Using local LLMs for development offers several benefits, including lower costs, improved data privacy, reduced network latency, and greater control over the model.
Docker Model Runner addresses several pain points for developers integrating LLMs into containerized apps, such as dealing with different tools, configuring environments, and managing models outside of their containers. Additionally, there is no standard way to store, share, or serve models. To reduce the friction associated with that, Docker Model Runner includes
an inference engine as part of Docker Desktop, built on top of llama.cpp and accessible through the familiar OpenAI API. No extra tools, no extra setup, and no disconnected workflows. Everything stays in one place, so you can test and iterate quickly, right on your machine.
To avoid the typical performance overhead of virtual machines, Docker Model Runner uses host-based execution. This means models run directly on Apple Silicon and take advantage of GPU acceleration, which is crucial for inference speed and development cycle smoothness.
For model distribution, Docker is, unsurprisingly, betting on the OCI standard, the same specification that powers container distribution, aiming to unify both under a single workflow.
Today, you can easily pull ready-to-use models from Docker Hub. Soon, you’ll also be able to push your own models, integrate with any container registry, connect them to your CI/CD pipelines, and use familiar tools for access control and automation.
If you are using Docker Desktop 4.40 for macOS on Apple Silicon, you can use the docker model
command, which supports a workflow quite similar to the one you are used to with images and containers. For example, you can pull
a model and run
it. To specify the exact model version, such as its size or quantization, docker model
uses tags, e.g.:
docker model pull ai/smollm2:360M-Q4_K_M
docker model run ai/smollm2:360M-Q4_K_M "Give me a fact about whales."
However, the mechanics behind these commands are particular to models, as they do not actually create a container. Instead, the run
command will delegate the inference task to an Inference Server running as a native process on top of llama.cpp. The inference server loads the model into memory and caches it for a set period of inactivity.

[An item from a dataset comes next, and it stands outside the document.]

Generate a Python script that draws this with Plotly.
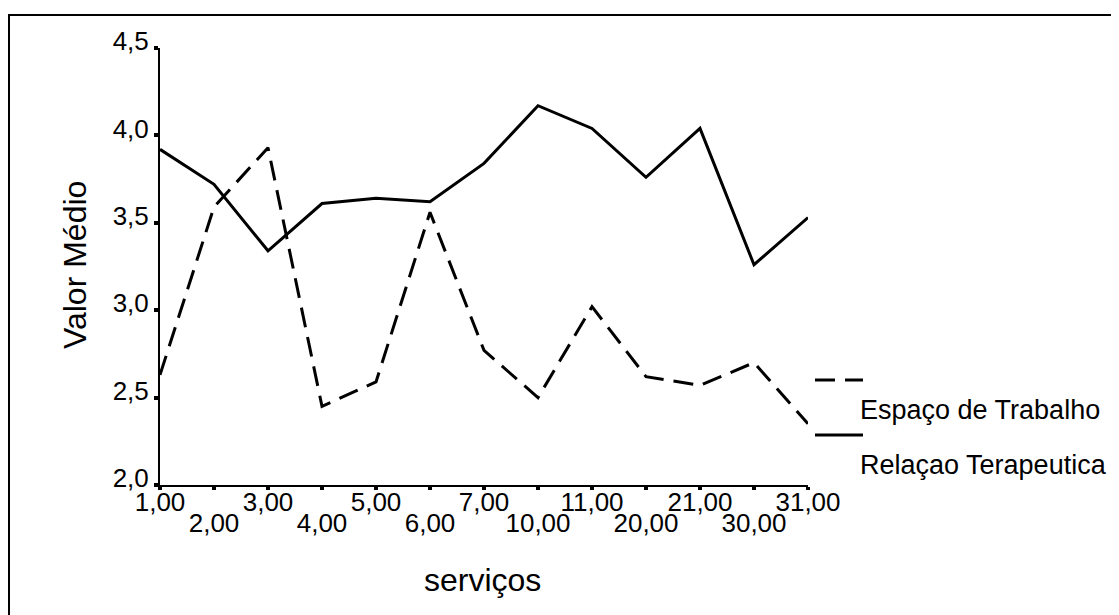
import plotly.graph_objects as go

categories = ["1,00", "2,00", "3,00", "4,00", "5,00", "6,00", "7,00",
              "10,00", "11,00", "20,00", "21,00", "30,00", "31,00"]
espaco_trabalho = [2.63, 3.59, 3.93, 2.45, 2.59, 3.56, 2.77, 2.50, 3.02, 2.62, 2.57, 2.70, 2.35]
relacao_terapeutica = [3.92, 3.72, 3.34, 3.61, 3.64, 3.62, 3.84, 4.17, 4.04, 3.76, 4.04, 3.26, 3.53]
y_tick_vals = [2.0, 2.5, 3.0, 3.5, 4.0, 4.5]
y_tick_text = ["2,0", "2,5", "3,0", "3,5", "4,0", "4,5"]
legend_names = ["Espaço de Trabalho", "Relaçao Terapeutica"]

FONT = "Liberation Sans, Arial, sans-serif"
x_idx = list(range(len(categories)))
row2_vals = [i for i in x_idx if i % 2 == 1]
row2_text = [categories[i] for i in row2_vals]
row1_text = [categories[i] if i % 2 == 0 else "" for i in x_idx]

fig = go.Figure()
fig.add_trace(go.Scatter(x=x_idx, y=espaco_trabalho, mode="lines", name=legend_names[0],
                         line=dict(color="black", width=3, dash="20px,10px"),
                         showlegend=False, xaxis="x2"))
fig.add_trace(go.Scatter(x=x_idx, y=relacao_terapeutica, mode="lines", name=legend_names[1],
                         line=dict(color="black", width=3),
                         showlegend=False))

W, H = 1119, 615
OFF = 8  # page margin around the figure in the browser window
PW, PH = 648, 437
L, T = 160 - OFF, 48 - OFF
R, B = W - L - PW, H - T - PH

def px(xp):
    return (xp - OFF - L) / PW

def py(yp):
    return (T + PH - (yp - OFF)) / PH

shapes = [
    dict(type="rect", xref="paper", yref="paper", x0=px(9), x1=px(1140), y0=py(650), y1=py(15),
         line=dict(color="black", width=2), layer="below"),
    dict(type="line", xref="paper", yref="paper", x0=px(815), x1=px(863), y0=py(380), y1=py(380),
         line=dict(color="black", width=3, dash="20px,10px")),
    dict(type="line", xref="paper", yref="paper", x0=px(815), x1=px(863), y0=py(435), y1=py(435),
         line=dict(color="black", width=3)),
]
annotations = [
    dict(xref="paper", yref="paper", x=px(858), y=py(410), text=legend_names[0], showarrow=False,
         xanchor="left", yanchor="middle", font=dict(family=FONT, size=27, color="black")),
    dict(xref="paper", yref="paper", x=px(858), y=py(465), text=legend_names[1], showarrow=False,
         xanchor="left", yanchor="middle", font=dict(family=FONT, size=27, color="black")),
    dict(xref="paper", yref="paper", x=px(75), y=py(265), text="Valor Médio", showarrow=False,
         textangle=-90, xanchor="center", yanchor="middle",
         font=dict(family=FONT, size=32, color="black")),
    dict(xref="paper", yref="paper", x=px(482), y=py(580), text="serviços", showarrow=False,
         xanchor="center", yanchor="middle", font=dict(family=FONT, size=32, color="black")),
]

fig.update_layout(
    width=W, height=H,
    margin=dict(l=L, r=R, t=T, b=B),
    paper_bgcolor="white", plot_bgcolor="white",
    font=dict(family=FONT, color="black"),
    shapes=shapes, annotations=annotations,
    xaxis=dict(range=[0, len(categories) - 1], tickvals=x_idx, ticktext=row1_text,
               tickangle=0, automargin=False, ticklabelstandoff=-10,
               showgrid=False, zeroline=False, showline=True, linecolor="black", linewidth=2,
               ticks="outside", ticklen=3, tickwidth=4, tickcolor="black",
               tickfont=dict(family=FONT, size=26)),
    xaxis2=dict(range=[0, len(categories) - 1], overlaying="x", side="bottom", anchor="y",
                tickvals=row2_vals, ticktext=row2_text, tickangle=0, automargin=False,
                showgrid=False, zeroline=False, showline=False, ticks="",
                ticklabelstandoff=20,
                tickfont=dict(family=FONT, size=26)),
    yaxis=dict(range=[2.0, 4.5], tickvals=y_tick_vals, ticktext=y_tick_text,
               automargin=False, ticklabelshift=-7,
               showgrid=False, zeroline=False, showline=True, linecolor="black", linewidth=2,
               ticks="outside", ticklen=4, tickwidth=4, tickcolor="black",
               tickfont=dict(family=FONT, size=26)),
)

fig.write_html("out.html")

You can use Model Runner with any OpenAI-compatible client or framework via its OpenAI endpoint at http://model-runner.docker.internal/engines/v1
available from within containers. You can also reach this endpoint from the host, provided you enable TCP host access running docker desktop enable model-runner --tcp 12434
.
Docker Hub hosts a variety of models ready to use for Model Runner, including smollm2 for on-device applications, as well as llama3.3 and gemma3. Docker has also published a tutorial on integrating Gemma 3 into a comment processing app using Model Runner. It walks through common tasks like configuring the OpenAI SDK to use local models, using the model itself to generate test data, and more.

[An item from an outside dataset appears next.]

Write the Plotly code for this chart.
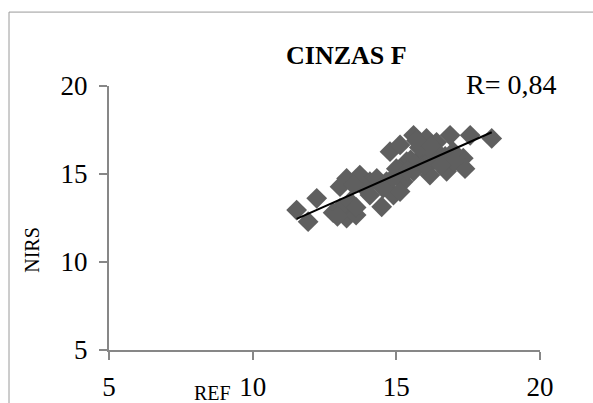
import numpy as np
import plotly.graph_objects as go

# Reference (lab) values vs NIRS predictions for ash content
ref_values = [11.53, 11.93, 12.23, 12.80, 13.27, 13.60, 14.49, 13.27, 13.73, 13.04,
              14.08, 14.32, 14.66, 14.90, 14.78, 15.13, 15.60, 16.05, 16.40, 16.87,
              17.57, 18.32, 17.33, 17.39, 16.75, 16.17, 15.60, 15.24, 15.13, 15.36,
              15.94, 16.52, 16.98, 15.00, 14.54, 13.85, 14.08, 13.04, 13.39,
              15.50, 16.00, 16.30, 16.70, 17.00, 15.80, 16.20, 15.40, 14.90, 13.50,
              13.60, 12.95, 15.70, 16.55]
nirs_values = [12.95, 12.29, 13.62, 12.80, 12.50, 12.67, 13.14, 14.75, 14.94, 14.28,
               14.56, 14.75, 14.56, 13.80, 16.27, 16.65, 17.20, 17.02, 16.80, 17.20,
               17.20, 17.02, 15.90, 15.30, 15.15, 14.94, 15.15, 14.56, 14.00, 15.70,
               16.08, 16.08, 16.27, 15.30, 14.20, 14.28, 13.80, 13.05, 13.43,
               15.80, 15.50, 15.80, 16.00, 15.70, 16.50, 16.60, 15.20, 14.80, 14.40,
               13.10, 12.60, 16.90, 15.50]

title_text = "CINZAS F"
r_text = "R= 0,84"
x_title = "REF"
y_title = "NIRS"
tick_vals = [5, 10, 15, 20]

# Linear trend line over the range of the reference values
slope, intercept = np.polyfit(ref_values, nirs_values, 1)
trend_x = np.array([min(ref_values), max(ref_values)])
trend_y = slope * trend_x + intercept

serif = "Liberation Serif, Times New Roman, serif"
axis_grey = "#878787"

fig = go.Figure()
fig.add_trace(go.Scatter(
    x=ref_values, y=nirs_values, mode="markers",
    marker=dict(symbol="diamond", size=16, color="#5f5f5f", line=dict(width=0)),
    showlegend=False, hoverinfo="x+y",
))
fig.add_trace(go.Scatter(
    x=trend_x, y=trend_y, mode="lines",
    line=dict(color="black", width=2), showlegend=False, hoverinfo="skip",
))

axis_common = dict(
    range=[5, 20], tickvals=tick_vals, showgrid=False, zeroline=False,
    showline=True, linecolor=axis_grey, linewidth=2,
    ticks="outside", ticklen=8, tickwidth=2, tickcolor=axis_grey,
    tickfont=dict(family=serif, size=27, color="black"),
    automargin=False,
)

fig.update_layout(
    width=593, height=403,
    margin=dict(l=109, r=53, t=86, b=53),
    paper_bgcolor="white", plot_bgcolor="white",
    xaxis=dict(**axis_common, ticklabelstandoff=4),
    yaxis=dict(**axis_common, ticklabelstandoff=6),
    annotations=[
        dict(text=f"<b>{title_text}</b>", x=0.552, y=1.117, xref="paper", yref="paper",
             showarrow=False, font=dict(family=serif, size=26, color="black"),
             xanchor="center", yanchor="middle"),
        dict(text=r_text, x=0.933, y=1.004, xref="paper", yref="paper",
             showarrow=False, font=dict(family=serif, size=28, color="black"),
             xanchor="center", yanchor="middle"),
        dict(text=x_title, x=0.239, y=-0.163, xref="paper", yref="paper",
             showarrow=False, font=dict(family=serif, size=20, color="black"),
             xanchor="center", yanchor="middle"),
        dict(text=y_title, x=-0.179, y=0.379, xref="paper", yref="paper",
             showarrow=False, textangle=-90,
             font=dict(family=serif, size=20, color="black"),
             xanchor="center", yanchor="middle"),
    ],
    shapes=[
        # outer chart frame, running past the right and bottom edges
        dict(type="rect", xref="paper", yref="paper",
             x0=-0.232, x1=1.3, y0=-0.4, y1=1.28,
             line=dict(color="#9a9a9a", width=1), fillcolor="rgba(0,0,0,0)", layer="below"),
    ],
)

fig.write_html("out.html")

Docker Model Runner isn’t the only option for running LLMs locally. If you’re not drawn to Docker’s container-centric approach, you might also be interested in checking out Ollama. It works as a standalone tool, has a larger model repository and community, and is generally more flexible for model customization. While Docker Model Runner is currently macOS-only, Ollama is cross-platform. However, although Ollama supports GPU acceleration on Apple Silicon when run natively, this isn’t available when running it inside a container.